#### DIRECTIVE
Please output the records below in full, exactly as given, but without the images.

#### Entries with chart source code
________________________
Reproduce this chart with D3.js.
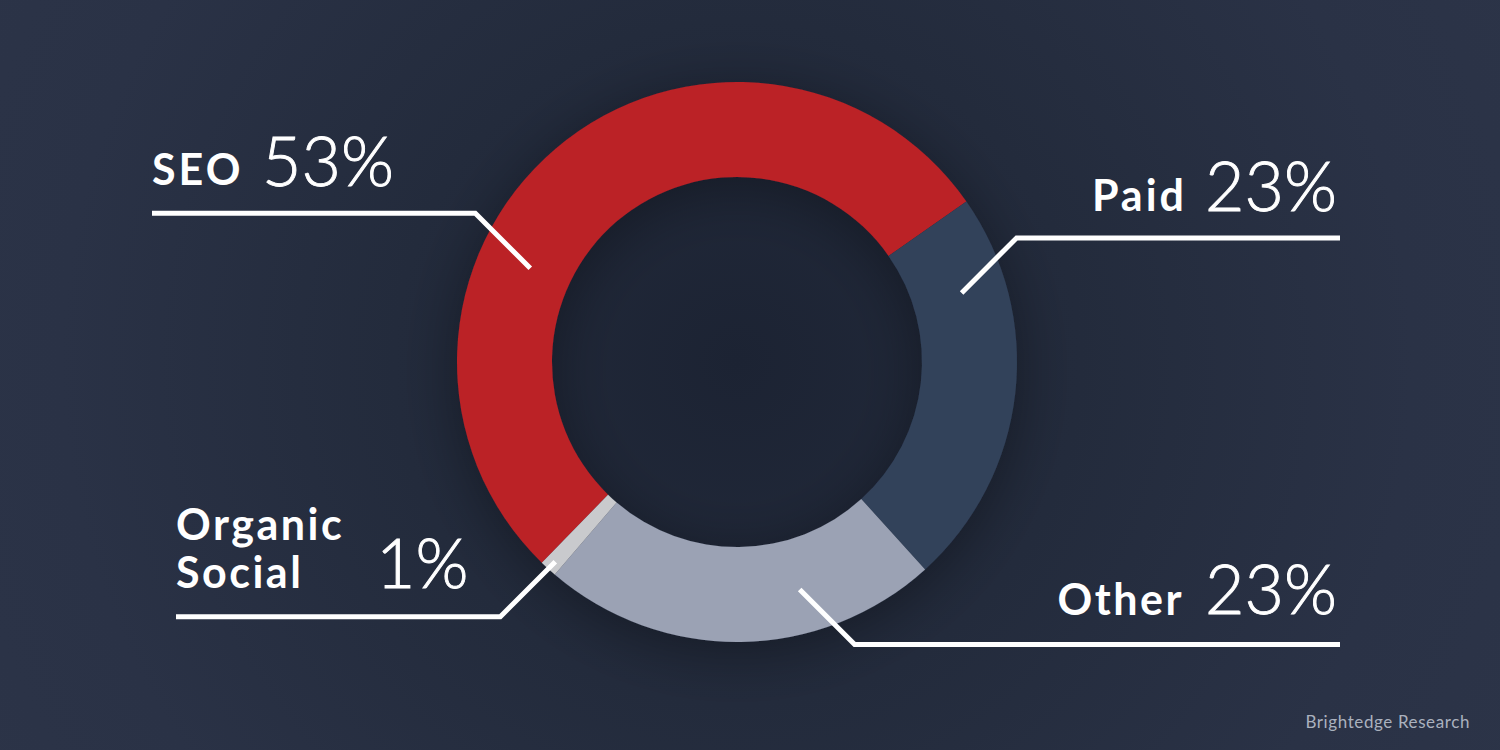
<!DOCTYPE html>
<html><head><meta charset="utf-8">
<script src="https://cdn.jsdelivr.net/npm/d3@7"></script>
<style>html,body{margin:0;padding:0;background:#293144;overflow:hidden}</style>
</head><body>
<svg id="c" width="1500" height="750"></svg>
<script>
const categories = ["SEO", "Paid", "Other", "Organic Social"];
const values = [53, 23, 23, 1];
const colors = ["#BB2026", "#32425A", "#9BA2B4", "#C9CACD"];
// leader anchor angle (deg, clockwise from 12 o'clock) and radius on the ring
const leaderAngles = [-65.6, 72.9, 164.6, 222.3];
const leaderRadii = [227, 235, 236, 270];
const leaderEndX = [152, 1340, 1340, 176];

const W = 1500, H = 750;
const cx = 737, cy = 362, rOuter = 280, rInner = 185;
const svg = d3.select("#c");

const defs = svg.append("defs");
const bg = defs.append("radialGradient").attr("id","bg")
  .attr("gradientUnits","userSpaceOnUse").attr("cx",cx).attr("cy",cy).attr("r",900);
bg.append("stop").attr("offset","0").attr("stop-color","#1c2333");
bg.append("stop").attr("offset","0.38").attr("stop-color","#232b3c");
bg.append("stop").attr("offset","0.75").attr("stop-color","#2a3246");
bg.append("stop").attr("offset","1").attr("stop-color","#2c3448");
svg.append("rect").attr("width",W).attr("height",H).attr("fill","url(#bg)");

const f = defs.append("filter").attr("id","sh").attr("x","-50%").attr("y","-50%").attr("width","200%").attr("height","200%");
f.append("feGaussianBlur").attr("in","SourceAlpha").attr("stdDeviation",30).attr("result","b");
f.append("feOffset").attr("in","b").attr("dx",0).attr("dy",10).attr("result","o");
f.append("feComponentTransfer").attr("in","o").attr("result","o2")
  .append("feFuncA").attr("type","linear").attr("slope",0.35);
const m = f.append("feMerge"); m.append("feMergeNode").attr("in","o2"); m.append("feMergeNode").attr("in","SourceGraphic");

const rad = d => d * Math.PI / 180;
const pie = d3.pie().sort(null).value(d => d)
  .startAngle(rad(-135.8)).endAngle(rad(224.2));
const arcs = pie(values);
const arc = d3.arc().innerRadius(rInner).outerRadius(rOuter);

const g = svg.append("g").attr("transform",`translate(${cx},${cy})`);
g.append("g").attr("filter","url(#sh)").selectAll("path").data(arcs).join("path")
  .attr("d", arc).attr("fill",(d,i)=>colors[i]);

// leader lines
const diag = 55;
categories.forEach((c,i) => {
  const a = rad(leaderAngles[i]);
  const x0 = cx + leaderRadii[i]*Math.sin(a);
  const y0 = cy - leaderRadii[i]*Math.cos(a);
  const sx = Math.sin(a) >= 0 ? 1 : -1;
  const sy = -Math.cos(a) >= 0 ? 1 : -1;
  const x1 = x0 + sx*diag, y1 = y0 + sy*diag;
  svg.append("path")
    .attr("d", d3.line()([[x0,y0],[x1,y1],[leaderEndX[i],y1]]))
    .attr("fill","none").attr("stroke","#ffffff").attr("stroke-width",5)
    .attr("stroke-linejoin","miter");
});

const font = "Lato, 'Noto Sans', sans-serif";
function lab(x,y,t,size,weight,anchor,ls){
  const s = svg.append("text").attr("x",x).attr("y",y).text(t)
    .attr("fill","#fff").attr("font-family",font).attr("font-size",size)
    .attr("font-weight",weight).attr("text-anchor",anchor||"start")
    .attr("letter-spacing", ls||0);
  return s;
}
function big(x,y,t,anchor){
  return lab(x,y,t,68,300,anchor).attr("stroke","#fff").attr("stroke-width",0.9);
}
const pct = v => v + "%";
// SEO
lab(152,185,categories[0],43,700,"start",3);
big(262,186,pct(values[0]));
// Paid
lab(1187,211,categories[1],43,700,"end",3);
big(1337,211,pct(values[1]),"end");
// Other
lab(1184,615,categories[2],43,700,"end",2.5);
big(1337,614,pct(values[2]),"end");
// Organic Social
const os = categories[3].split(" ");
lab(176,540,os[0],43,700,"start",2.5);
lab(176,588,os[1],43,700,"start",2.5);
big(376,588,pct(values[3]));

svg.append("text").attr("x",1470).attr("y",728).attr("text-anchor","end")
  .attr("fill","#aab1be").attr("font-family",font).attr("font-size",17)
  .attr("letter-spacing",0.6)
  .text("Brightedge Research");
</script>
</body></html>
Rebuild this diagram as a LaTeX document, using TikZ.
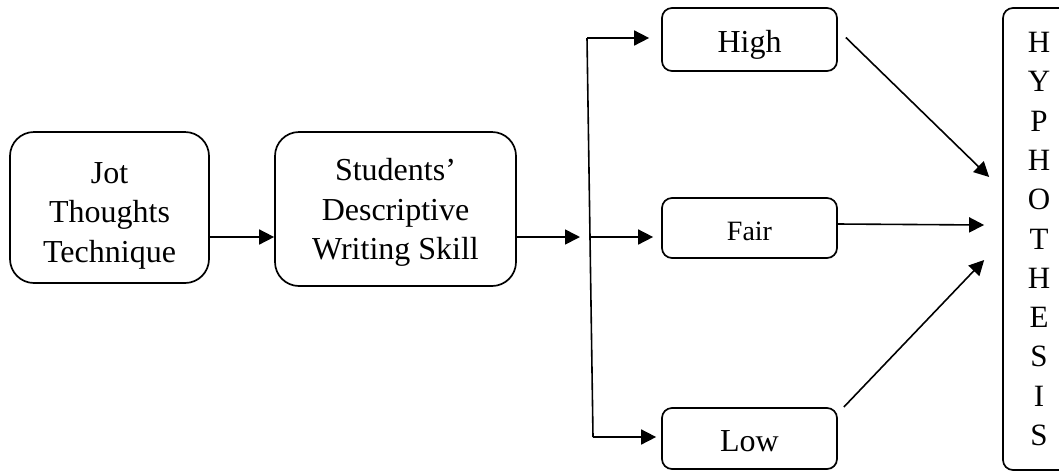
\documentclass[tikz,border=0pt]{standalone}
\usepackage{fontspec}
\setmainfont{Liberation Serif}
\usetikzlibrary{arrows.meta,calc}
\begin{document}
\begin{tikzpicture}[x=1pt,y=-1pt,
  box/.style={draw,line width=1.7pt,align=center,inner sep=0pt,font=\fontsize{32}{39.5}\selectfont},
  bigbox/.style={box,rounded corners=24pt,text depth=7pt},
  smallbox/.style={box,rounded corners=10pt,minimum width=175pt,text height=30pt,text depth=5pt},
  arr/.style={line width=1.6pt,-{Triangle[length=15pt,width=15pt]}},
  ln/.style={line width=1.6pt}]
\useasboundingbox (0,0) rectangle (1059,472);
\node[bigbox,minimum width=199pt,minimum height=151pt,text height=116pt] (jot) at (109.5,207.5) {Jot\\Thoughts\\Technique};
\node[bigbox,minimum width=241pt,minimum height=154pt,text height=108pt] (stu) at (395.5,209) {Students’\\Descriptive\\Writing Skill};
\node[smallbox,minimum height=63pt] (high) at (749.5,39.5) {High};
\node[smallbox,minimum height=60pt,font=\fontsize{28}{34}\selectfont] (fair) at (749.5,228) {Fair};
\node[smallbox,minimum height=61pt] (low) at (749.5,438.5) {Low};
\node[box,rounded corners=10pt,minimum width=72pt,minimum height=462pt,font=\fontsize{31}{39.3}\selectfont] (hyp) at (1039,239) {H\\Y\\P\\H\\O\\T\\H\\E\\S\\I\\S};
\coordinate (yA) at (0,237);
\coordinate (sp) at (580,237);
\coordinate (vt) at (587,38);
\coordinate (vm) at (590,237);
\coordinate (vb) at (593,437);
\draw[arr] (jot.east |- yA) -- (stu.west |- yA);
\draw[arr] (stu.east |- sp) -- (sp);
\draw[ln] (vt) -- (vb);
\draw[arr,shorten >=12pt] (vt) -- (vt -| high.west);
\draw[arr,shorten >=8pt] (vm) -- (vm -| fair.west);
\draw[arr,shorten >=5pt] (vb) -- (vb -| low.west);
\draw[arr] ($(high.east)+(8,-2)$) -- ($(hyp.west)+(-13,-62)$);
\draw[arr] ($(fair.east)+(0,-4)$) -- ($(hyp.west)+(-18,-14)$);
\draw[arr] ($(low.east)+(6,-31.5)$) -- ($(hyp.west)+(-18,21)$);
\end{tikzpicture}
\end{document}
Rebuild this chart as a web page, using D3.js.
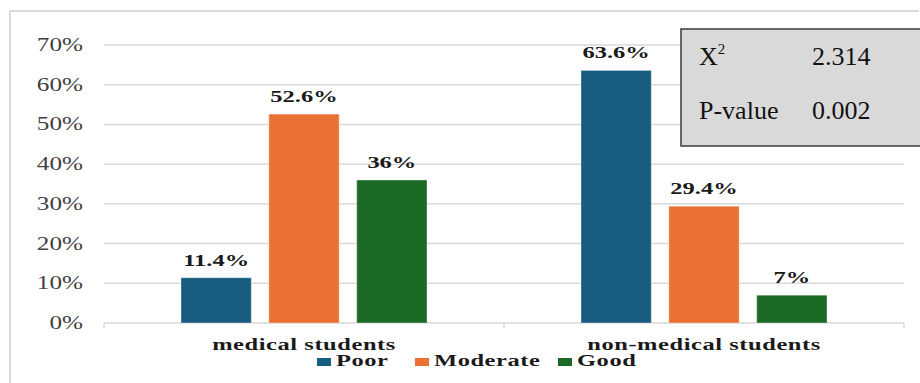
________________________
#### SOLVED EXERCISE
Reproduce this chart with D3.js.
<!DOCTYPE html>
<html><head><meta charset="utf-8">
<script src="https://cdn.jsdelivr.net/npm/d3@7"></script>
<style>html,body{margin:0;padding:0;background:#293144;overflow:hidden}</style>
</head><body>
<svg id="c" width="1500" height="750"></svg>
<script>
const categories = ["SEO", "Paid", "Other", "Organic Social"];
const values = [53, 23, 23, 1];
const colors = ["#BB2026", "#32425A", "#9BA2B4", "#C9CACD"];
// leader anchor angle (deg, clockwise from 12 o'clock) and radius on the ring
const leaderAngles = [-65.6, 72.9, 164.6, 222.3];
const leaderRadii = [227, 235, 236, 270];
const leaderEndX = [152, 1340, 1340, 176];

const W = 1500, H = 750;
const cx = 737, cy = 362, rOuter = 280, rInner = 185;
const svg = d3.select("#c");

const defs = svg.append("defs");
const bg = defs.append("radialGradient").attr("id","bg")
  .attr("gradientUnits","userSpaceOnUse").attr("cx",cx).attr("cy",cy).attr("r",900);
bg.append("stop").attr("offset","0").attr("stop-color","#1c2333");
bg.append("stop").attr("offset","0.38").attr("stop-color","#232b3c");
bg.append("stop").attr("offset","0.75").attr("stop-color","#2a3246");
bg.append("stop").attr("offset","1").attr("stop-color","#2c3448");
svg.append("rect").attr("width",W).attr("height",H).attr("fill","url(#bg)");

const f = defs.append("filter").attr("id","sh").attr("x","-50%").attr("y","-50%").attr("width","200%").attr("height","200%");
f.append("feGaussianBlur").attr("in","SourceAlpha").attr("stdDeviation",30).attr("result","b");
f.append("feOffset").attr("in","b").attr("dx",0).attr("dy",10).attr("result","o");
f.append("feComponentTransfer").attr("in","o").attr("result","o2")
  .append("feFuncA").attr("type","linear").attr("slope",0.35);
const m = f.append("feMerge"); m.append("feMergeNode").attr("in","o2"); m.append("feMergeNode").attr("in","SourceGraphic");

const rad = d => d * Math.PI / 180;
const pie = d3.pie().sort(null).value(d => d)
  .startAngle(rad(-135.8)).endAngle(rad(224.2));
const arcs = pie(values);
const arc = d3.arc().innerRadius(rInner).outerRadius(rOuter);

const g = svg.append("g").attr("transform",`translate(${cx},${cy})`);
g.append("g").attr("filter","url(#sh)").selectAll("path").data(arcs).join("path")
  .attr("d", arc).attr("fill",(d,i)=>colors[i]);

// leader lines
const diag = 55;
categories.forEach((c,i) => {
  const a = rad(leaderAngles[i]);
  const x0 = cx + leaderRadii[i]*Math.sin(a);
  const y0 = cy - leaderRadii[i]*Math.cos(a);
  const sx = Math.sin(a) >= 0 ? 1 : -1;
  const sy = -Math.cos(a) >= 0 ? 1 : -1;
  const x1 = x0 + sx*diag, y1 = y0 + sy*diag;
  svg.append("path")
    .attr("d", d3.line()([[x0,y0],[x1,y1],[leaderEndX[i],y1]]))
    .attr("fill","none").attr("stroke","#ffffff").attr("stroke-width",5)
    .attr("stroke-linejoin","miter");
});

const font = "Lato, 'Noto Sans', sans-serif";
function lab(x,y,t,size,weight,anchor,ls){
  const s = svg.append("text").attr("x",x).attr("y",y).text(t)
    .attr("fill","#fff").attr("font-family",font).attr("font-size",size)
    .attr("font-weight",weight).attr("text-anchor",anchor||"start")
    .attr("letter-spacing", ls||0);
  return s;
}
function big(x,y,t,anchor){
  return lab(x,y,t,68,300,anchor).attr("stroke","#fff").attr("stroke-width",0.9);
}
const pct = v => v + "%";
// SEO
lab(152,185,categories[0],43,700,"start",3);
big(262,186,pct(values[0]));
// Paid
lab(1187,211,categories[1],43,700,"end",3);
big(1337,211,pct(values[1]),"end");
// Other
lab(1184,615,categories[2],43,700,"end",2.5);
big(1337,614,pct(values[2]),"end");
// Organic Social
const os = categories[3].split(" ");
lab(176,540,os[0],43,700,"start",2.5);
lab(176,588,os[1],43,700,"start",2.5);
big(376,588,pct(values[3]));

svg.append("text").attr("x",1470).attr("y",728).attr("text-anchor","end")
  .attr("fill","#aab1be").attr("font-family",font).attr("font-size",17)
  .attr("letter-spacing",0.6)
  .text("Brightedge Research");
</script>
</body></html>
Rebuild this diagram as a LaTeX document, using TikZ.
\documentclass[tikz,border=0pt]{standalone}
\usepackage{fontspec}
\setmainfont{Liberation Serif}
\usetikzlibrary{arrows.meta,calc}
\begin{document}
\begin{tikzpicture}[x=1pt,y=-1pt,
  box/.style={draw,line width=1.7pt,align=center,inner sep=0pt,font=\fontsize{32}{39.5}\selectfont},
  bigbox/.style={box,rounded corners=24pt,text depth=7pt},
  smallbox/.style={box,rounded corners=10pt,minimum width=175pt,text height=30pt,text depth=5pt},
  arr/.style={line width=1.6pt,-{Triangle[length=15pt,width=15pt]}},
  ln/.style={line width=1.6pt}]
\useasboundingbox (0,0) rectangle (1059,472);
\node[bigbox,minimum width=199pt,minimum height=151pt,text height=116pt] (jot) at (109.5,207.5) {Jot\\Thoughts\\Technique};
\node[bigbox,minimum width=241pt,minimum height=154pt,text height=108pt] (stu) at (395.5,209) {Students’\\Descriptive\\Writing Skill};
\node[smallbox,minimum height=63pt] (high) at (749.5,39.5) {High};
\node[smallbox,minimum height=60pt,font=\fontsize{28}{34}\selectfont] (fair) at (749.5,228) {Fair};
\node[smallbox,minimum height=61pt] (low) at (749.5,438.5) {Low};
\node[box,rounded corners=10pt,minimum width=72pt,minimum height=462pt,font=\fontsize{31}{39.3}\selectfont] (hyp) at (1039,239) {H\\Y\\P\\H\\O\\T\\H\\E\\S\\I\\S};
\coordinate (yA) at (0,237);
\coordinate (sp) at (580,237);
\coordinate (vt) at (587,38);
\coordinate (vm) at (590,237);
\coordinate (vb) at (593,437);
\draw[arr] (jot.east |- yA) -- (stu.west |- yA);
\draw[arr] (stu.east |- sp) -- (sp);
\draw[ln] (vt) -- (vb);
\draw[arr,shorten >=12pt] (vt) -- (vt -| high.west);
\draw[arr,shorten >=8pt] (vm) -- (vm -| fair.west);
\draw[arr,shorten >=5pt] (vb) -- (vb -| low.west);
\draw[arr] ($(high.east)+(8,-2)$) -- ($(hyp.west)+(-13,-62)$);
\draw[arr] ($(fair.east)+(0,-4)$) -- ($(hyp.west)+(-18,-14)$);
\draw[arr] ($(low.east)+(6,-31.5)$) -- ($(hyp.west)+(-18,21)$);
\end{tikzpicture}
\end{document}
Rebuild this chart as a web page, using D3.js.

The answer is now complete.